Exercise task: Lines containing the word "this" are the ones to copy from the records below.

────────────────────────────────────────

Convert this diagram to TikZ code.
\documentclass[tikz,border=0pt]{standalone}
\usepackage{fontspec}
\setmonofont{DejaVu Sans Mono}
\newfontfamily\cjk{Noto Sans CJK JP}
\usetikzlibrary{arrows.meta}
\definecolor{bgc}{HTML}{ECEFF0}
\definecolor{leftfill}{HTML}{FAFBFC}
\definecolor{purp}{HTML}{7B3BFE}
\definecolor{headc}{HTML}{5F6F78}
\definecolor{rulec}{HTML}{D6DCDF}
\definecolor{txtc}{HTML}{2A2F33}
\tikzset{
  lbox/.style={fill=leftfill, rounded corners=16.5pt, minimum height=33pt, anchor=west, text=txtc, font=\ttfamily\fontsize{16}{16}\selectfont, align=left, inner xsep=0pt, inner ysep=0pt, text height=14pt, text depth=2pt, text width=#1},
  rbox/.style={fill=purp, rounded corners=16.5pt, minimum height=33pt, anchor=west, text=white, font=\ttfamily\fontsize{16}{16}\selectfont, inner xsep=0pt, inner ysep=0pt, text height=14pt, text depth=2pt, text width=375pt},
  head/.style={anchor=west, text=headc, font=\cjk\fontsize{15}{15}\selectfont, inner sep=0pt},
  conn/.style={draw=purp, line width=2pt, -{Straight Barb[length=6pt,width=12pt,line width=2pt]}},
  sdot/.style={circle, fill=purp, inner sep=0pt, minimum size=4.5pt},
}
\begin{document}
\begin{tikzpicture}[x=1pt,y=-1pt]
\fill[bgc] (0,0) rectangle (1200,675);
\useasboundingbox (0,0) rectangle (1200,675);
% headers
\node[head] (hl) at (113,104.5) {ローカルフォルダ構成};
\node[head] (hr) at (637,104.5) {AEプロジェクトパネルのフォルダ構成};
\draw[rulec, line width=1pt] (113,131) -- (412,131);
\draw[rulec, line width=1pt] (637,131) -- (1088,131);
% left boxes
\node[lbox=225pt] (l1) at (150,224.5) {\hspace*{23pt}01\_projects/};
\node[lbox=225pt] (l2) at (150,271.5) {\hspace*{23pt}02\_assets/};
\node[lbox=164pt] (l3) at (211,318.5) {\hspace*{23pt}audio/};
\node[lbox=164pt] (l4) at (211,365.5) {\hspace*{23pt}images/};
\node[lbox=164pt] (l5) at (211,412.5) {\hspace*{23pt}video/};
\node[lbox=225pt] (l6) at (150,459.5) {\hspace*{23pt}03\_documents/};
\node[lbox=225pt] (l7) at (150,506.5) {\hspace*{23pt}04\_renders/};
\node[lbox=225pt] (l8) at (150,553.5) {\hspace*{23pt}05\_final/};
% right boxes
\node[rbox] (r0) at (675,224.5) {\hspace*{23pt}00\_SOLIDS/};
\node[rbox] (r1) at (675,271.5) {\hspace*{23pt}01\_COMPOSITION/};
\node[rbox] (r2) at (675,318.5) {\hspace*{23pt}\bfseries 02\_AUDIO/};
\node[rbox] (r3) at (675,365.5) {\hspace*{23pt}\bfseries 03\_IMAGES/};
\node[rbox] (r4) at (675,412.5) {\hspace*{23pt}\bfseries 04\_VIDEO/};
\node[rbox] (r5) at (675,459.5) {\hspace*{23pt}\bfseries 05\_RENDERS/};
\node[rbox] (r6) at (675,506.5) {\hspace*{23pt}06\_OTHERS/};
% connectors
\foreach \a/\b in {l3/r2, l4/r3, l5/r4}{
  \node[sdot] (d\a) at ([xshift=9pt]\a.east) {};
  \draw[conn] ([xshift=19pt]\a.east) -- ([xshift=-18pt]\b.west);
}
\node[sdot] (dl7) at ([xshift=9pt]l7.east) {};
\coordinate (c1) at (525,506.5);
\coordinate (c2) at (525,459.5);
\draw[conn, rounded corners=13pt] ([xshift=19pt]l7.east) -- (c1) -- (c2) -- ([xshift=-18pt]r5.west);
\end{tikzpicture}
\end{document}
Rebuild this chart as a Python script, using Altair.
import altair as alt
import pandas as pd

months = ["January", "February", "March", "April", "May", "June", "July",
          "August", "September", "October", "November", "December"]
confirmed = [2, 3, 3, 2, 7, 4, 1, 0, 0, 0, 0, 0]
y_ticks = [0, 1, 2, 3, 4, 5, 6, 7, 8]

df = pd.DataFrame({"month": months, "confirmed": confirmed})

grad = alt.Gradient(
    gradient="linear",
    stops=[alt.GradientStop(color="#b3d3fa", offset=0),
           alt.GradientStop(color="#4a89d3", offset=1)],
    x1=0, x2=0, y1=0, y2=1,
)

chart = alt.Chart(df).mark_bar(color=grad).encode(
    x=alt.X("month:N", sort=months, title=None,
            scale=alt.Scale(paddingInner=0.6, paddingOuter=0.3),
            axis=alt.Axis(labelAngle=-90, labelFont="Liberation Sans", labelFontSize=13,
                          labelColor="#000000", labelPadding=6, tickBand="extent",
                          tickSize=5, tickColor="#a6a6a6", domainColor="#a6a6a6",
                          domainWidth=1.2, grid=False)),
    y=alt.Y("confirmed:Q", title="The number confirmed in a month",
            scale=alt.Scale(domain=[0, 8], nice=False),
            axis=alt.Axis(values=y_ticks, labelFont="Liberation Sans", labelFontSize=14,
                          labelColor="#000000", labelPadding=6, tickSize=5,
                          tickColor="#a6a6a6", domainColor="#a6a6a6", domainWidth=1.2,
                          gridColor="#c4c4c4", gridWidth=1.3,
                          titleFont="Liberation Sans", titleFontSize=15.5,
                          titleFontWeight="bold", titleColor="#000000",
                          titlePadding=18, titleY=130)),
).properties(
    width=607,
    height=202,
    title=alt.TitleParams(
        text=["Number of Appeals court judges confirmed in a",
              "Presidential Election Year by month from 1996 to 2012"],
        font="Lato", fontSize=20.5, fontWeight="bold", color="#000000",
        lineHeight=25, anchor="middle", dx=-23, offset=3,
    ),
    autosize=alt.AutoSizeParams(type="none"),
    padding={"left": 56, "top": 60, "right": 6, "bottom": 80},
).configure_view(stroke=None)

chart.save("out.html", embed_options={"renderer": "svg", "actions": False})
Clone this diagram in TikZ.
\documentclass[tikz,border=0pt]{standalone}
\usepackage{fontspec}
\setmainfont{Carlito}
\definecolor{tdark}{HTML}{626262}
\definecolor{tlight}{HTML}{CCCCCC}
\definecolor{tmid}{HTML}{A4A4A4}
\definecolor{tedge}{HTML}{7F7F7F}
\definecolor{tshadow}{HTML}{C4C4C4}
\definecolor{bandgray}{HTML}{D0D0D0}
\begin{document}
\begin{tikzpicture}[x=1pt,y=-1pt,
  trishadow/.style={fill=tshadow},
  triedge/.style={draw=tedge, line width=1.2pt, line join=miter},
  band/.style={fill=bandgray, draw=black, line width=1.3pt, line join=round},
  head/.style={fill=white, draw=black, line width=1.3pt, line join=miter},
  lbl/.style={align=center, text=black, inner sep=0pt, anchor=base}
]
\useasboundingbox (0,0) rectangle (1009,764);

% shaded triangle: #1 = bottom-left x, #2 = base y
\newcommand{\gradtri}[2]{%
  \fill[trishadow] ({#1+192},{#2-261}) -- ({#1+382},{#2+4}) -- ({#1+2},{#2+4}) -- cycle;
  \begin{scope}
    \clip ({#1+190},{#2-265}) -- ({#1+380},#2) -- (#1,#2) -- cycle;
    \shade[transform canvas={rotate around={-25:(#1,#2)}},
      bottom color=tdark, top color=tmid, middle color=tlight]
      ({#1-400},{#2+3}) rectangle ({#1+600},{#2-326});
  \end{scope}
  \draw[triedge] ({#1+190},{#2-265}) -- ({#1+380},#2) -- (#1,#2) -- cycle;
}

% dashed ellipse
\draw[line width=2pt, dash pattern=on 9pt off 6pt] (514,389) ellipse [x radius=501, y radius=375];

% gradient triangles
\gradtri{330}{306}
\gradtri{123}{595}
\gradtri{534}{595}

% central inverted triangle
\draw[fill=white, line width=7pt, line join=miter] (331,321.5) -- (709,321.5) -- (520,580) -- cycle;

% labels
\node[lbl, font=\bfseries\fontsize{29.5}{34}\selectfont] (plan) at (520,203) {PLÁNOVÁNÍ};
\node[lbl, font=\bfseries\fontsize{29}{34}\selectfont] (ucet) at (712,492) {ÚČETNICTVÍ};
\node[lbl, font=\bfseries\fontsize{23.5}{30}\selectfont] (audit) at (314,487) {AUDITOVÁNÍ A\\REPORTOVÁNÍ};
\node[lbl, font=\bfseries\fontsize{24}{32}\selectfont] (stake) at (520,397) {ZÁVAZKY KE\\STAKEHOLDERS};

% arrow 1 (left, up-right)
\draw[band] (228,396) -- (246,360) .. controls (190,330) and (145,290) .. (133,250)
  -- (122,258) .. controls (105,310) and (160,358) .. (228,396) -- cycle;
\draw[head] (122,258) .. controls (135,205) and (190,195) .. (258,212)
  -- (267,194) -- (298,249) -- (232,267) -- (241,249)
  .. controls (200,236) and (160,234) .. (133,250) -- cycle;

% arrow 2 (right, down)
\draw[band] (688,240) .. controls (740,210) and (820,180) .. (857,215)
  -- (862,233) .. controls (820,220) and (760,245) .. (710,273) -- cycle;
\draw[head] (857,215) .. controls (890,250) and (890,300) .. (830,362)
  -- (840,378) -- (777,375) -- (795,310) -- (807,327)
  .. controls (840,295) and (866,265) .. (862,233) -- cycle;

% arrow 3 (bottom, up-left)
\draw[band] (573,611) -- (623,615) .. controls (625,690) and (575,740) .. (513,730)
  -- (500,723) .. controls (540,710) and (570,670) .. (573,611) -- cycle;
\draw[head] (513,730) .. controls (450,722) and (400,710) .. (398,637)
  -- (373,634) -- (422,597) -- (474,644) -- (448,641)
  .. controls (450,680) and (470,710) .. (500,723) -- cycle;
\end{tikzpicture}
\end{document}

────────────────────────────────────────

Written reply:
Convert this diagram to TikZ code.
Rebuild this chart as a Python script, using Altair.
Clone this diagram in TikZ.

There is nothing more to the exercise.